Start of Data lines

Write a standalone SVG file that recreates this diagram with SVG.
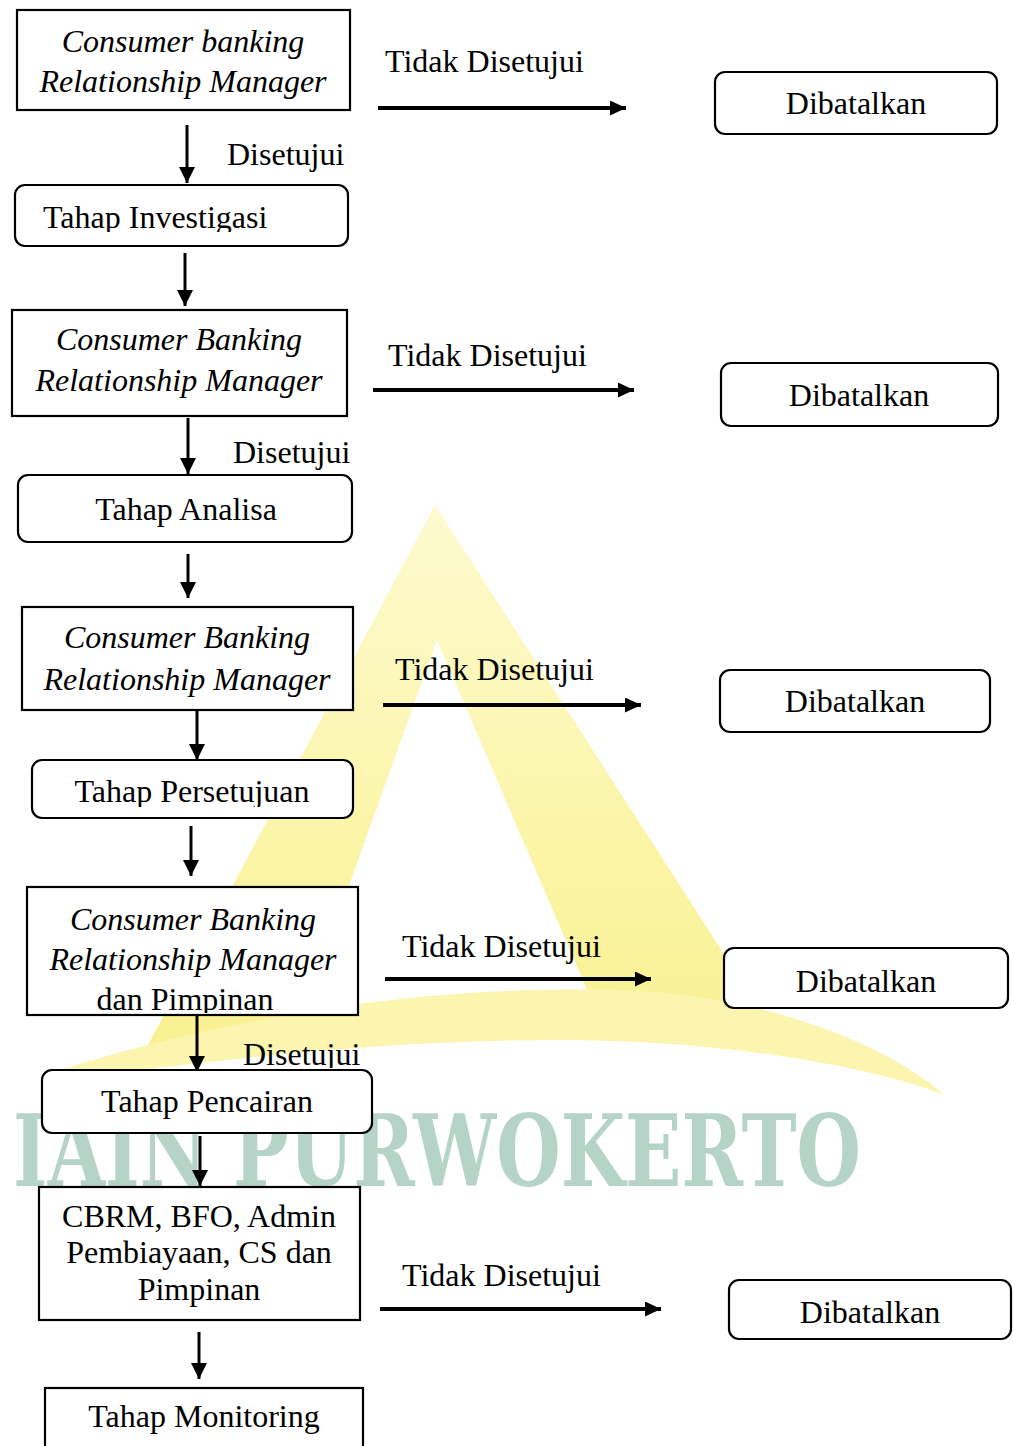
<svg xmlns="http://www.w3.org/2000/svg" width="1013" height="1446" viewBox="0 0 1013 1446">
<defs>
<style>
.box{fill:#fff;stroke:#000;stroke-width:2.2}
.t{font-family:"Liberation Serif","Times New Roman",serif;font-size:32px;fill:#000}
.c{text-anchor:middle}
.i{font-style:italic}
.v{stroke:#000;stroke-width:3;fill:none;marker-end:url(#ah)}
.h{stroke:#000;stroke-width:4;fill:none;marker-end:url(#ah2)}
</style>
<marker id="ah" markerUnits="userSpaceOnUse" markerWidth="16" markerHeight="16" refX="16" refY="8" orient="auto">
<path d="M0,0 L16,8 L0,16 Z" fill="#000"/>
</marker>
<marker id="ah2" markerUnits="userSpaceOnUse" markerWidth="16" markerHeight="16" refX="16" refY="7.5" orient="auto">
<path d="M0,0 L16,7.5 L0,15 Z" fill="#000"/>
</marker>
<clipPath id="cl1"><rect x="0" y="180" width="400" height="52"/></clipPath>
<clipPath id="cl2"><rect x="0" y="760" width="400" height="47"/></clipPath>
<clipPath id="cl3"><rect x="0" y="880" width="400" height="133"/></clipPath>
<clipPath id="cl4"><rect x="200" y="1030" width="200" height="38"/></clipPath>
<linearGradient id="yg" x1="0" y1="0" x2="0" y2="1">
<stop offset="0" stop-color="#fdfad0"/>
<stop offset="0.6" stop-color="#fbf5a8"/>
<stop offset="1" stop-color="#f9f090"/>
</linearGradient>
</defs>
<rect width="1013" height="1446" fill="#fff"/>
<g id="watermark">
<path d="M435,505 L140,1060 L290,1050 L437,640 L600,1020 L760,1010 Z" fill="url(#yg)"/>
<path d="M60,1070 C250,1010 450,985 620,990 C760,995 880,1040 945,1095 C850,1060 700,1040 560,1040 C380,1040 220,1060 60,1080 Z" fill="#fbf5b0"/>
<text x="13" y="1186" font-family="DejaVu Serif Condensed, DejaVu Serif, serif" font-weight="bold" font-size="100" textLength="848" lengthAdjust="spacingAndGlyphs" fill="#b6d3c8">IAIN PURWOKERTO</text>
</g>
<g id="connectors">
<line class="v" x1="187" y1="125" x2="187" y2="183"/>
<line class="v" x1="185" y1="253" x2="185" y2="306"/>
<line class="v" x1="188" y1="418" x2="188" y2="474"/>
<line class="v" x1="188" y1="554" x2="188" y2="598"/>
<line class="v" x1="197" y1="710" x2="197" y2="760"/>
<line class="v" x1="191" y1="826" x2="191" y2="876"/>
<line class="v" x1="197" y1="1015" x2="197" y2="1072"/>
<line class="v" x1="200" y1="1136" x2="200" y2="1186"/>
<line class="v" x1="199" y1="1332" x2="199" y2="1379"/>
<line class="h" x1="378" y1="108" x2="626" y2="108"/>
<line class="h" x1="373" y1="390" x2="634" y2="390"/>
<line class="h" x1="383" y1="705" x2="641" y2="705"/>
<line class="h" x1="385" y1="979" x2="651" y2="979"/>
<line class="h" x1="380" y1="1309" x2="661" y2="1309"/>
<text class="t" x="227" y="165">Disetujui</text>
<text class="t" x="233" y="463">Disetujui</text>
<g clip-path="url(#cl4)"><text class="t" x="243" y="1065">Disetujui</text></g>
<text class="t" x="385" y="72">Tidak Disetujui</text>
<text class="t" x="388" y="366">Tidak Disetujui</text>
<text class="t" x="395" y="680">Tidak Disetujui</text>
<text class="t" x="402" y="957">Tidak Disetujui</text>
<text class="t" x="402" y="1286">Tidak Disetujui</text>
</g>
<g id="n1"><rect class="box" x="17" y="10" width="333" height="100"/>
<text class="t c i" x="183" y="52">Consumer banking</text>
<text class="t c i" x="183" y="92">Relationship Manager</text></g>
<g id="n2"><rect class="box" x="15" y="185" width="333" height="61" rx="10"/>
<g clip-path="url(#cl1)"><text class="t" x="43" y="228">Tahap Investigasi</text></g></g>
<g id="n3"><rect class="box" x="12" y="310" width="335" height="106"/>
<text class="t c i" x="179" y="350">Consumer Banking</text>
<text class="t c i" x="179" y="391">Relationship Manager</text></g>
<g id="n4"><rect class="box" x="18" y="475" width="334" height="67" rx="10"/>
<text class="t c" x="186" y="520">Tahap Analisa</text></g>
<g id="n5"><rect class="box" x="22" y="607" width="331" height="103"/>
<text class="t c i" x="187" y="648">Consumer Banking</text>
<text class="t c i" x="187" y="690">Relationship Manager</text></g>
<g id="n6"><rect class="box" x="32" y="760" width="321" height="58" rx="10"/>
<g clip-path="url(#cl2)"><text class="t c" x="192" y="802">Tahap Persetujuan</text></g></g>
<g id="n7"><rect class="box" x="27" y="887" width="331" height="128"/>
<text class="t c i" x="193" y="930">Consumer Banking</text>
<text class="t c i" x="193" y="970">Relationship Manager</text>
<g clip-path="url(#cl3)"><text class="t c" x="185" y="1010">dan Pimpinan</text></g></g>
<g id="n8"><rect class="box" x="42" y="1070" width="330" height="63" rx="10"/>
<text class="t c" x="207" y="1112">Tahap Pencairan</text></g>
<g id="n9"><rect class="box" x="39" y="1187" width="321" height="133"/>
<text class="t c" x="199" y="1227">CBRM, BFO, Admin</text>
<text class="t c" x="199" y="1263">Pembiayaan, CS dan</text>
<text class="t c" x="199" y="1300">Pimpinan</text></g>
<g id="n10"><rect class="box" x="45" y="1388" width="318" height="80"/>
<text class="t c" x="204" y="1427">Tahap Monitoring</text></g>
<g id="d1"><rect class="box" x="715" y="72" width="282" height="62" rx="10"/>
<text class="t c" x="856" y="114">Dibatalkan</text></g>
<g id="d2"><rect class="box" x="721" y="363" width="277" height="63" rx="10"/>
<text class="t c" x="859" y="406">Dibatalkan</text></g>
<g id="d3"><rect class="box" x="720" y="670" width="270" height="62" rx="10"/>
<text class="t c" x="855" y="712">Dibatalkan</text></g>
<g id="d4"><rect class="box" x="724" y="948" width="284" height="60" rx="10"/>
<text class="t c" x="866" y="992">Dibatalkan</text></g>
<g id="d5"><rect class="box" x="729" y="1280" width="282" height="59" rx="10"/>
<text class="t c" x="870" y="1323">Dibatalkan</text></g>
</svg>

End of Data lines

[Given task]:
Make an exact copy of the data above, pictures excluded.

[Task result]:
Write a standalone SVG file that recreates this diagram with SVG.
<svg xmlns="http://www.w3.org/2000/svg" width="1013" height="1446" viewBox="0 0 1013 1446">
<defs>
<style>
.box{fill:#fff;stroke:#000;stroke-width:2.2}
.t{font-family:"Liberation Serif","Times New Roman",serif;font-size:32px;fill:#000}
.c{text-anchor:middle}
.i{font-style:italic}
.v{stroke:#000;stroke-width:3;fill:none;marker-end:url(#ah)}
.h{stroke:#000;stroke-width:4;fill:none;marker-end:url(#ah2)}
</style>
<marker id="ah" markerUnits="userSpaceOnUse" markerWidth="16" markerHeight="16" refX="16" refY="8" orient="auto">
<path d="M0,0 L16,8 L0,16 Z" fill="#000"/>
</marker>
<marker id="ah2" markerUnits="userSpaceOnUse" markerWidth="16" markerHeight="16" refX="16" refY="7.5" orient="auto">
<path d="M0,0 L16,7.5 L0,15 Z" fill="#000"/>
</marker>
<clipPath id="cl1"><rect x="0" y="180" width="400" height="52"/></clipPath>
<clipPath id="cl2"><rect x="0" y="760" width="400" height="47"/></clipPath>
<clipPath id="cl3"><rect x="0" y="880" width="400" height="133"/></clipPath>
<clipPath id="cl4"><rect x="200" y="1030" width="200" height="38"/></clipPath>
<linearGradient id="yg" x1="0" y1="0" x2="0" y2="1">
<stop offset="0" stop-color="#fdfad0"/>
<stop offset="0.6" stop-color="#fbf5a8"/>
<stop offset="1" stop-color="#f9f090"/>
</linearGradient>
</defs>
<rect width="1013" height="1446" fill="#fff"/>
<g id="watermark">
<path d="M435,505 L140,1060 L290,1050 L437,640 L600,1020 L760,1010 Z" fill="url(#yg)"/>
<path d="M60,1070 C250,1010 450,985 620,990 C760,995 880,1040 945,1095 C850,1060 700,1040 560,1040 C380,1040 220,1060 60,1080 Z" fill="#fbf5b0"/>
<text x="13" y="1186" font-family="DejaVu Serif Condensed, DejaVu Serif, serif" font-weight="bold" font-size="100" textLength="848" lengthAdjust="spacingAndGlyphs" fill="#b6d3c8">IAIN PURWOKERTO</text>
</g>
<g id="connectors">
<line class="v" x1="187" y1="125" x2="187" y2="183"/>
<line class="v" x1="185" y1="253" x2="185" y2="306"/>
<line class="v" x1="188" y1="418" x2="188" y2="474"/>
<line class="v" x1="188" y1="554" x2="188" y2="598"/>
<line class="v" x1="197" y1="710" x2="197" y2="760"/>
<line class="v" x1="191" y1="826" x2="191" y2="876"/>
<line class="v" x1="197" y1="1015" x2="197" y2="1072"/>
<line class="v" x1="200" y1="1136" x2="200" y2="1186"/>
<line class="v" x1="199" y1="1332" x2="199" y2="1379"/>
<line class="h" x1="378" y1="108" x2="626" y2="108"/>
<line class="h" x1="373" y1="390" x2="634" y2="390"/>
<line class="h" x1="383" y1="705" x2="641" y2="705"/>
<line class="h" x1="385" y1="979" x2="651" y2="979"/>
<line class="h" x1="380" y1="1309" x2="661" y2="1309"/>
<text class="t" x="227" y="165">Disetujui</text>
<text class="t" x="233" y="463">Disetujui</text>
<g clip-path="url(#cl4)"><text class="t" x="243" y="1065">Disetujui</text></g>
<text class="t" x="385" y="72">Tidak Disetujui</text>
<text class="t" x="388" y="366">Tidak Disetujui</text>
<text class="t" x="395" y="680">Tidak Disetujui</text>
<text class="t" x="402" y="957">Tidak Disetujui</text>
<text class="t" x="402" y="1286">Tidak Disetujui</text>
</g>
<g id="n1"><rect class="box" x="17" y="10" width="333" height="100"/>
<text class="t c i" x="183" y="52">Consumer banking</text>
<text class="t c i" x="183" y="92">Relationship Manager</text></g>
<g id="n2"><rect class="box" x="15" y="185" width="333" height="61" rx="10"/>
<g clip-path="url(#cl1)"><text class="t" x="43" y="228">Tahap Investigasi</text></g></g>
<g id="n3"><rect class="box" x="12" y="310" width="335" height="106"/>
<text class="t c i" x="179" y="350">Consumer Banking</text>
<text class="t c i" x="179" y="391">Relationship Manager</text></g>
<g id="n4"><rect class="box" x="18" y="475" width="334" height="67" rx="10"/>
<text class="t c" x="186" y="520">Tahap Analisa</text></g>
<g id="n5"><rect class="box" x="22" y="607" width="331" height="103"/>
<text class="t c i" x="187" y="648">Consumer Banking</text>
<text class="t c i" x="187" y="690">Relationship Manager</text></g>
<g id="n6"><rect class="box" x="32" y="760" width="321" height="58" rx="10"/>
<g clip-path="url(#cl2)"><text class="t c" x="192" y="802">Tahap Persetujuan</text></g></g>
<g id="n7"><rect class="box" x="27" y="887" width="331" height="128"/>
<text class="t c i" x="193" y="930">Consumer Banking</text>
<text class="t c i" x="193" y="970">Relationship Manager</text>
<g clip-path="url(#cl3)"><text class="t c" x="185" y="1010">dan Pimpinan</text></g></g>
<g id="n8"><rect class="box" x="42" y="1070" width="330" height="63" rx="10"/>
<text class="t c" x="207" y="1112">Tahap Pencairan</text></g>
<g id="n9"><rect class="box" x="39" y="1187" width="321" height="133"/>
<text class="t c" x="199" y="1227">CBRM, BFO, Admin</text>
<text class="t c" x="199" y="1263">Pembiayaan, CS dan</text>
<text class="t c" x="199" y="1300">Pimpinan</text></g>
<g id="n10"><rect class="box" x="45" y="1388" width="318" height="80"/>
<text class="t c" x="204" y="1427">Tahap Monitoring</text></g>
<g id="d1"><rect class="box" x="715" y="72" width="282" height="62" rx="10"/>
<text class="t c" x="856" y="114">Dibatalkan</text></g>
<g id="d2"><rect class="box" x="721" y="363" width="277" height="63" rx="10"/>
<text class="t c" x="859" y="406">Dibatalkan</text></g>
<g id="d3"><rect class="box" x="720" y="670" width="270" height="62" rx="10"/>
<text class="t c" x="855" y="712">Dibatalkan</text></g>
<g id="d4"><rect class="box" x="724" y="948" width="284" height="60" rx="10"/>
<text class="t c" x="866" y="992">Dibatalkan</text></g>
<g id="d5"><rect class="box" x="729" y="1280" width="282" height="59" rx="10"/>
<text class="t c" x="870" y="1323">Dibatalkan</text></g>
</svg>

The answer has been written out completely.